Misschien waren er zelfs nachten dat hij een hand
kon uitsteken en haar over de deken kon aanraken
zonder haar te wekken. Bonnie. Zijn vrouw.
Misschien is het wel noodzakelijk in dit leven te leren
je te gedragen als een hond en op de vloer te slapen
om er doorheen te komen. Zo nu en dan
zou dit noodzakelijk kunnen zijn. Maar wie weet
in deze tijd nog wat goed is?
Dit was tenminste een nieuw idee en iets,
dacht hij, dat hij zou moeten proberen te begrijpen.
Buiten was de maan tot op het water gezakt
en tenslotte verdween ze. Voetstappen
kwamen langzaam de straat af en hielden halt
onder zijn raam. De straatlampen
gingen uit, en de stappen vertrokken weer.
Het huis werd stil en, in zekere zin toch,
als alle andere huizen - helemaal donker.
Hij trok zijn deken op en staarde naar het plafond.
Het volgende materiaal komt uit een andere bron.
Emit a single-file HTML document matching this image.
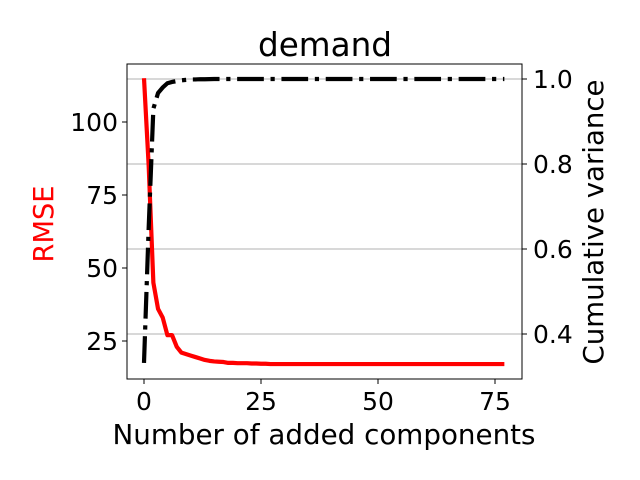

Hij moest alles overdoen. Om te beginnen met -
de oliegeur van de zee, de rottende tomaten.
*
Ik schreef hierboven dat ik mijn bundel Egyptisch zwart (1993) aan de straatstenen niet kwijt raakte, maar ik raakte daarna vooral mezelf aan de straatstenen niet meer kwijt. Ik had verscheidene relaties, maar altijd van erg korte duur, enkele dagen, weken, maanden. Uiteindelijk zou een collega op het werk een date voor me regelen met een mooie, intelligente en gescheiden vrouw. Na enkele ontmoetingen kwam het tot een relatie en vervolgens spoedig tot een huwelijk. In dat tweede huwelijk maakte ik zowat alles mee wat Raymond Carver in zijn eerste huwelijk had meegemaakt, voor hij Tess Gallagher leerde kennen. En ondertussen bleef ik maar gedichten van Carver vertalen. Ze waren bijzonder herkenbaar voor me geworden. Mijn tweede huwelijk zou dan ook maar heel kort duren.
Maar de poëzie van Raymond Carver heeft zeker een grote invloed gehad op de gedichten die ikzelf later schreef en die zouden worden gebundeld in Perkament/Testament (2001). Mijn gedichten in die bundel waren ook verhalend en prozaïsch, en vooral geschreven vanuit de eigen ervaringswereld. Maar aan een gedicht over mijn tweede huwelijk was ik toen nog niet toe.
Ik wilde de daaropvolgende bundel Alles bij elkaar (2005) afsluiten met een cyclus van tien gedichten, met als titel “Gebroken beloften”, die ik zou schrijven in de stijl van de gedichten uit Perkament/Testament. En zo gebeurde. Ik schreef die tien gedichten, waaronder een gedicht over mijn tweede huwelijk. Maar in laatste instantie nam ik het besluit om die cyclus tot vijf gedichten terug te brengen. Er gingen dus vijf gedichten uit de bundel, waaronder het gedicht “Laatste nacht in de Zomerstraat”. Het waren natuurlijk de vijf minst sterke gedichten die eruit werden gehaald.
*
Laatste nacht in de Zomerstraat
Ik heb alles klaargezet voor de nacht, zodat hij kan komen
om alle zonden toe te dekken. Theelichten op kast en tafel
hebben de tijd om de lucht die omhoog kringelt zuiver te
likken. Ik kan weer voor mezelf zwichten in de fauteuil,
voor de woorden die zullen komen op dit lusteloze uur,
wijn in het glas, sigaret in de asbak. Ik ben klaar voor
de woorden, terwijl de nacht vreet aan het riet, het mos,
de wijnranken in de tuin. Ik kan mijn stappen horen
op de trap, wanneer ik hem oploop en weer afloop, en
het bonzen van mijn hart, wanneer ik terugkeer naar bed.
Ik voer het tikken van de klok met mijn bloed, mijn leven.
Ik heb vannacht niet op de nacht gelet. Hij kwam zo
onverwacht dat ik hem niet zag. De theelichten doofden.
In de kamer werd licht gedempt door binnenstromend licht.
Toen ik vannacht eindelijk de nacht wou zien, was het dag.
Ik heb gedwaald als een man die niets tegen zichzelf vermag.